The backdrop matters because Alo is no side project. Danny Harris and Marco DeGeorge started Bella+Canvas in 1992 out of a garage and later built Alo, founded in 2007, into the larger asset inside Color Image Apparel. Reuters-linked reporting said Alo now has more than 150 stores globally, some with yoga studios, and an invite-only gym at its Beverly Hills headquarters where celebrities train. Another profile pegged Alo as responsible for the vast majority of Color Image Apparel’s estimated nearly $2 billion in revenue in 2024, which means the company’s economics already sit overwhelmingly with the athleisure brand rather than the wholesale label.
For bankers, that concentration is the point. Once a group sells a non-core division, the next question is whether the remaining business looks cleaner for an IPO, a strategic sale or a new growth narrative that can hold up in public markets. Neil Saunders, managing director at GlobalData Retail, said Alo is a mature business and that companies at that stage often go public, sell, or launch a complementary growth area. That framing will sound familiar on Goldman’s consumer coverage desks, where the work is often less about proving demand exists and more about sequencing the steps that make a mandate possible.

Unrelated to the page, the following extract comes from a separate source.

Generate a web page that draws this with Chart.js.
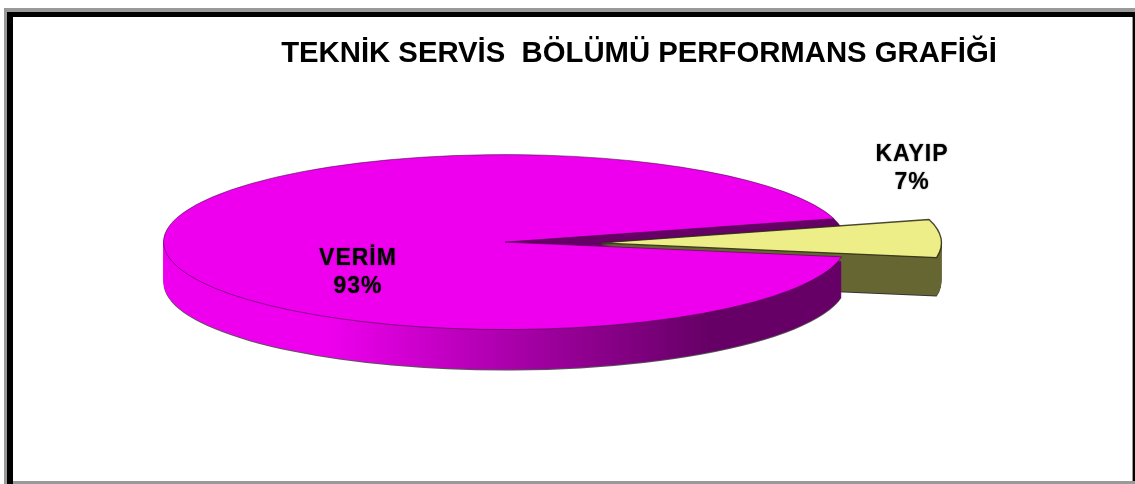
<!DOCTYPE html>
<html>
<head>
<meta charset="utf-8">
<style>html,body{margin:0;padding:0;background:#fff}canvas{display:block}</style>
<script src="https://cdn.jsdelivr.net/npm/chart.js@4"></script>
</head>
<body>
<canvas id="c" width="1135" height="484"></canvas>
<script>
const chartTitle = 'TEKNİK SERVİS  BÖLÜMÜ PERFORMANS GRAFİĞİ';
const categories = ['VERİM', 'KAYIP'];
const values = [93, 7];
const topColors = ['#EE00EE', '#EEEE88'];

const SQUASH = 0.2562, DEPTH = 40, CUT_DEPTH = 38;
const CUT_X = 95, CUT_Y = 0.8;
const labelPos = [[358, 259, 287], [912, 155, 183]];

function paint(ctx, arc, dy, over, shifted) {
  const saved = arc.options;
  arc.options = Object.assign({}, saved, over);
  ctx.save();
  if (shifted) ctx.translate(CUT_X, CUT_Y);
  ctx.translate(0, arc.y + dy);
  ctx.scale(1, SQUASH);
  ctx.translate(0, -arc.y);
  // keep outlines a uniform width under the squash
  const st = ctx.stroke;
  ctx.stroke = function () {
    ctx.save(); ctx.setTransform(1, 0, 0, 1, 0, 0); st.call(ctx); ctx.restore();
  };
  arc.draw(ctx);
  delete ctx.stroke;
  ctx.restore();
  arc.options = saved;
}
const pie3d = {
  id: 'pie3d',
  beforeDraw(chart) {
    const c = chart.ctx;
    c.save();
    c.fillStyle = '#fff'; c.fillRect(0, 0, 1135, 484);
    c.fillStyle = '#999';
    c.fillRect(4, 8, 1131, 4);
    c.fillRect(4, 8, 3, 476);
    c.fillRect(13, 481, 1122, 3);
    c.fillStyle = '#000';
    c.fillRect(7, 12, 1128, 5);
    c.fillRect(7, 12, 6, 472);
    c.fillRect(1133, 12, 2, 469);
    c.fillStyle = '#999';
    c.fillRect(1132, 17, 1, 464);
    c.restore();
  },
  beforeDatasetsDraw(chart) {
    const ctx = chart.ctx;
    const arcs = chart.getDatasetMeta(0).data;
    const main = arcs[0], cut = arcs[1];
    const side = ctx.createLinearGradient(164, 0, 846, 0);
    side.addColorStop(0, '#EE00EE');
    side.addColorStop(0.24, '#EE00EE');
    side.addColorStop(0.42, '#C000C0');
    side.addColorStop(0.64, '#8A008A');
    side.addColorStop(0.8, '#660066');
    side.addColorStop(1, '#660066');
    const olive = ctx.createLinearGradient(843, 0, 942, 0);
    olive.addColorStop(0, '#666633');
    olive.addColorStop(0.93, '#666633');
    olive.addColorStop(0.95, '#777744');
    olive.addColorStop(1, '#777744');

    const flat = {borderWidth: 0};
    paint(ctx, cut, CUT_DEPTH + 1, {...flat, backgroundColor: '#333'}, true);
    for (let d = CUT_DEPTH; d > 0; d--) paint(ctx, cut, d, {...flat, backgroundColor: olive}, true);
    paint(ctx, main, DEPTH + 1, {...flat, backgroundColor: '#555'}, false);
    for (let d = DEPTH; d > 0; d--) paint(ctx, main, d, {...flat, backgroundColor: side}, false);
    paint(ctx, cut, 0, {...flat, backgroundColor: '#660066'}, false);
    for (let d = 8; d > 0; d--) paint(ctx, cut, d, {...flat, backgroundColor: olive}, true);
    paint(ctx, main, 0, {borderWidth: 0.7, borderColor: 'rgba(50,0,50,0.75)'}, false);
    paint(ctx, cut, 0, {borderWidth: 1.4, borderColor: 'rgba(40,40,20,0.85)'}, true);

    ctx.save();
    ctx.fillStyle = '#000';
    ctx.textAlign = 'center';
    ctx.textBaseline = 'middle';
    ctx.font = 'bold 23px "Liberation Sans"';
    ctx.letterSpacing = '1px';
    ctx.shadowColor = 'rgba(0,0,0,0.6)';
    ctx.shadowBlur = 1.5;
    categories.forEach((name, i) => {
      ctx.fillText(name, labelPos[i][0], labelPos[i][1]);
      ctx.fillText(values[i] + '%', labelPos[i][0], labelPos[i][2]);
    });
    ctx.restore();
    return false;
  },
  afterLayout(chart) { chart.titleBlock.left += 268; }
};

new Chart(document.getElementById('c'), {
  type: 'pie',
  data: {
    labels: categories,
    datasets: [{
      data: values,
      backgroundColor: topColors,
      borderWidth: 0
    }]
  },
  plugins: [pie3d],
  options: {
    responsive: false,
    animation: false,
    rotation: 99.7,
    radius: 341.5,
    layout: {padding: {left: 0, right: 125, top: 0, bottom: 71}},
    events: [],
    plugins: {
      legend: {display: false},
      tooltip: {enabled: false},
      title: {
        display: true,
        text: chartTitle,
        color: '#000',
        font: {family: '"Liberation Sans"', size: 29.3, weight: 'bold'},
        padding: {top: 36, bottom: 0}
      }
    }
  }
});
</script>
</body>
</html>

The competitive backdrop adds another layer. Lululemon, the category pioneer, has struggled while new players circle, which gives a streamlined Alo a better shot at attracting either public-market buyers or strategics looking for a luxury-adjacent athleisure asset with celebrity cachet and a global store base. Harris and DeGeorge have not publicly said whether they are pursuing a sale or an IPO, but the Bella+Canvas separation has already put both options back on the table.